Ma qual è l’origine degli scontri? Inizialmente tutto era stato ricollegato alle frasi di Erdogan che, nei giorni precedenti all’inizio dei disordini, aveva annunciato l’avvio di una fase di normalizzazione dei rapporti con il governo di Assad. In realtà, come fatto notare dalla stampa turca, tutto è partito dalla stessa Turchia. Qui la scorsa settimana sono scoppiate rivolte contro i rifugiati siriani. In alcuni casi, come ad esempio a Kayseri, è partita una vera “caccia” alle famiglie siriane. Con tanto di auto, case e negozi appartenenti ai siriani dati alle fiamme.

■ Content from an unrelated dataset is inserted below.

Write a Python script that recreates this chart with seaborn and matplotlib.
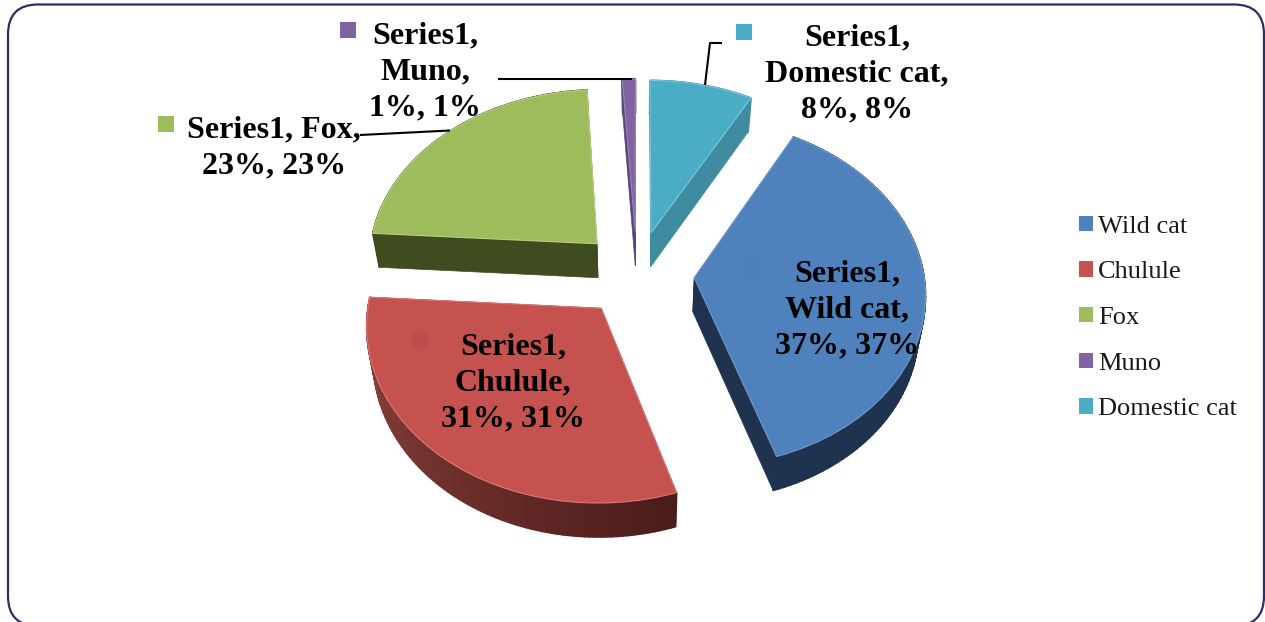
import numpy as np
import matplotlib
matplotlib.use("Agg")
import matplotlib.pyplot as plt
import matplotlib.patches as mpatches
from matplotlib.collections import PolyCollection
from matplotlib.transforms import Transform, IdentityTransform
import seaborn as sns

# Species shares in percent
categories = ["Wild cat", "Chulule", "Fox", "Muno", "Domestic cat"]
shares = [37, 31, 23, 1, 8]

# Label text broken the way each callout wraps
label_text = {
    "Wild cat": "Series1,\nWild cat,\n37%, 37%",
    "Chulule": "Series1,\nChulule,\n31%, 31%",
    "Fox": "Series1, Fox,\n23%, 23%",
    "Muno": "Series1,\nMuno,\n1%, 1%",
    "Domestic cat": "Series1,\nDomestic cat,\n8%, 8%",
}

top_colors = ["#4f81bd", "#c5524f", "#9dbc5b", "#8064a2", "#4bacc6"]
edge_colors = ["#6f9ad0", "#d87a76", "#b8d07e", "#9a82bb", "#78c6da"]
# Side wall colour at the two ends of each slice's rim (theta1, theta2)
rim_colors = [("#1f334f", "#1f334f"), ("#94443f", "#4a1c1a"), ("#3f4c20", "#3f4c20"),
              ("#5a4678", "#5a4678"), ("#3f8ca1", "#3f8ca1")]
wall_colors = ["#1f334f", "#4a1c1a", "#3f4c20", "#5a4678", "#3f8ca1"]
draw_order = [2, 3, 4, 1, 0]

W, H = 1265, 622
CX, CY = 637.0, 273.7
RX, RY = 229.5, 172.0
TILT = 0.085
DEPTH = 34.0
SHRINK = 0.975


class TiltProjection(Transform):
    """Projects the flat pie onto a tilted disc, in pixel coordinates of the axes."""
    input_dims = output_dims = 2
    has_inverse = False

    def __init__(self, lower=False):
        super().__init__()
        self.lower = lower

    def transform_non_affine(self, values):
        values = np.asarray(values, dtype=float)
        w = 1 + TILT * values[:, 1]
        sx = RX * values[:, 0] / w
        sy = CY - RY * values[:, 1] / w
        if self.lower:
            sx = sx * SHRINK
            sy = sy + DEPTH
        return np.column_stack([CX + sx, sy])


sns.set_theme(style="white")
plt.rcParams["font.family"] = ["Liberation Serif", "DejaVu Serif"]

fig = plt.figure(figsize=(W / 100, H / 100), dpi=100, facecolor="white")
ax = fig.add_axes([0, 0, 1, 1])

wedges, _ = ax.pie(shares, explode=[0.25] * len(shares), startangle=61.2,
                   counterclock=False, colors=top_colors, radius=1)
ax.set_aspect("auto")
ax.set_xlim(0, W)
ax.set_ylim(H, 0)
ax.axis("off")

upper = TiltProjection()
lower = TiltProjection(lower=True)


def side_faces(wedge, start_hex, end_hex, wall_hex, z):
    """Adds the radial walls and the outer rim between top and bottom planes."""
    cx, cy = wedge.center
    t = np.radians(np.linspace(wedge.theta1, wedge.theta2, 90))
    rim = np.column_stack([cx + wedge.r * np.cos(t), cy + wedge.r * np.sin(t)])
    apex = np.array([[cx, cy]])
    for end in (rim[:1], rim[-1:]):
        seg = np.vstack([apex, end])
        poly = np.vstack([upper.transform(seg), lower.transform(seg)[::-1]])
        ax.add_patch(mpatches.Polygon(poly, closed=True, facecolor=wall_hex,
                                      edgecolor=wall_hex, lw=0.5, zorder=z))
    a, b = upper.transform(rim), lower.transform(rim)
    quads = [[a[i], a[i + 1], b[i + 1], b[i]] for i in range(len(rim) - 1)]
    c0 = np.array(matplotlib.colors.to_rgb(start_hex))
    c1 = np.array(matplotlib.colors.to_rgb(end_hex))
    mix = np.linspace(0, 1, len(quads))[:, None]
    shades = c0 * (1 - mix) + c1 * mix
    ax.add_collection(PolyCollection(quads, facecolors=shades, edgecolors=shades,
                                     linewidths=1.2, zorder=z + 0.1))


for rank, i in enumerate(draw_order):
    z = 2 + rank
    side_faces(wedges[i], rim_colors[i][0], rim_colors[i][1], wall_colors[i], z)
    wedges[i].set_transform(upper + ax.transData)
    wedges[i].set_edgecolor(edge_colors[i])
    wedges[i].set_linewidth(0.8)
    wedges[i].set_zorder(z + 0.5)

# Rounded outer frame, laid out in figure pixels and running past the lower edge
fig.add_artist(mpatches.FancyBboxPatch((8 + 30, H - 626 + 30), 1256 - 60, 621.5 - 60,
                                       boxstyle="round,pad=30,rounding_size=30",
                                       transform=IdentityTransform(),
                                       facecolor="none", edgecolor="#2b2f63", lw=1.6))

# Leader lines
leader_kw = dict(color="black", lw=1.5, zorder=9, solid_capstyle="butt")
ax.plot([498, 632], [78.5, 78.5], **leader_kw)
ax.plot([360, 450], [135, 130.5], **leader_kw)
ax.plot([722, 710, 705], [43, 43, 85], **leader_kw)

# Callout text and its colour keys
label_pos = {"Wild cat": (847, 310), "Chulule": (513, 383), "Fox": (274, 148),
             "Muno": (425, 72), "Domestic cat": (857, 74)}
key_pos = {"Wild cat": (745, 260), "Chulule": (412, 332), "Fox": (158, 116),
           "Muno": (340, 22), "Domestic cat": (736, 24)}
key_shades = {"Wild cat": "#4e7fba", "Chulule": "#bd4e4b", "Fox": top_colors[2],
              "Muno": top_colors[3], "Domestic cat": top_colors[4]}
for name in categories:
    x, y = label_pos[name]
    ax.text(x, y, label_text[name], ha="center", va="center", ma="center",
            fontsize=23, fontweight="bold", color="black", linespacing=1.31, zorder=10)
    kx, ky = key_pos[name]
    ax.add_patch(mpatches.Rectangle((kx, ky), 16, 16, facecolor=key_shades[name],
                                    edgecolor="none", zorder=9))

handles = [mpatches.Patch(facecolor=c, edgecolor="none") for c in top_colors]
ax.legend(handles, categories, loc="center left", bbox_to_anchor=(1079, 318),
          bbox_transform=ax.transData, frameon=False, fontsize=19, borderpad=0,
          borderaxespad=0, handlelength=0.53, handleheight=0.53, handletextpad=0.2,
          labelspacing=0.89, labelcolor="#1a1a1a")

fig.savefig("out.png", dpi=100, facecolor="white")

Il motivo di questa ondata di scontri anti-migranti, secondo la ricostruzione fatta dalle agenzie turche, è da ricercare nella notizia dell’arresto di un rifugiato siriano per molestie sessuali contro una bimba sua connazionale di sette anni. Il fatto è avvenuto sempre a Kayseri e, subito dopo la scoperta dell’abuso, sui social e per strada la situazione è sfuggita di mano. 

Dall’altra parte del confine, dunque, i siriani hanno reagito scagliandosi contro soldati ma anche civili e funzionari turchi. Erdogan teme adesso l’implosione dei delicati equilibri interni e di quelli legati al Nord della Siria. Sul fronte interno infatti, in tanti stanno accusando il presidente di essere responsabile di un’immigrazione siriana giudicata fuori controllo. In Siria invece, il leader turco teme ora di perdere il controllo delle regioni in cui ha sostenuto l’opposizione.

Non è un caso se le autorità di Ankara hanno reagito arrestando più di 400 persone accusate dei saccheggi e delle violenze contro i rifugiati siriani. Lo stesso Erdogan ha parlato di “odio e xenofobia inaccettabili”: segno della volontà di mostrare, al di là del confine, di aver già punito chi ha commesso violenze contro i migranti.